Add to that the pressure to hold down a full-time job – “show me the family who can survive without two salaries in Cyprus!” she says, eyebrow raised – and the need to maintain a work-life balance, and building a supportive, encouraging network is even more of a challenge. “And that,” says Penny, “is why I’m launching Mummy Meetings.”
Taking place every two weeks from September 29 at various locations around Larnaca, these Mummy Meetings are more than your average mums’ group. No matter your background, nationality, age or experience, they’re designed to be a safe haven for parents; a welcoming space where mums can find the support they need.
“It’s not just strangers who judge you in Cyprus,” Penny suggests. “I’ve been to all sorts of mum-and-baby groups, and still experienced criticism. And other mums I’ve met have told me exactly the same thing: that there’s always someone willing to have a go. That’s the antithesis of what we need – we need a place where we can feel universally accepted; where nobody is going to offer their unsolicited opinions unless specifically asked; and where there’s genuine support and camaraderie.

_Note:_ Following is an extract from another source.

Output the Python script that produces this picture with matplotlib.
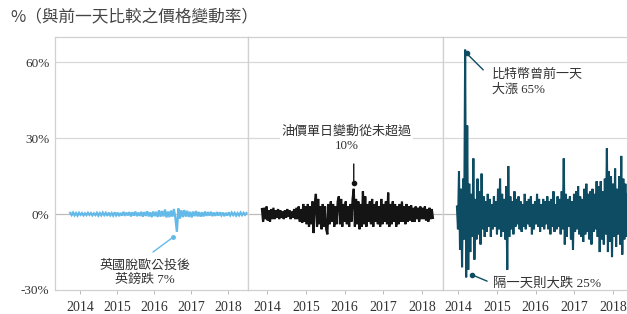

“So many of us local mums feel so isolated,” she continues. “Often we’re alone in a foreign country; a country in which mothers are expected to take on the majority of child care. A week ago, a friend of mine went to a wedding by herself. She said every person she spoke with was shocked she’d left her children with her husband. And yet, when he goes to an event alone, nobody ever mentions the kids – it’s just expected that they’re where they should be: at home with mum!”
While Mummy Meetings are designed to offer support, encouragement and motivation, Penny also hopes they’ll remedy this issue of isolation.
“There’s nothing like hearing from another mum who’s going through exactly the same thing,” says Penny. “Every time I hear a mother say ‘Oh yes! A bloke on the street said I shouldn’t have had a C-section’ or ‘A woman at a party told me I was evil incarnate for being a working mum’, it eases the burden; it gives you a sense of relief. ‘I’m not alone,’ you think. ‘It’s not just me!’ And you feel that bit lighter.”
In these new, judgement-free meetings, Penny hopes the mums of Cyprus will find an inclusive space with the support they need. “Breast or bottle, C-section or not, working or stay-at-home – nobody is going to comment on your choices at Mummy Meetings,” she asserts. “If you want to bring your kids along, you can. If you’re a mum-to-be, you’re welcome. If you ask for help, you’ll get it. And you’ll find that the network you needed, the support and encouragement that’s been so lacking, does exist after all.”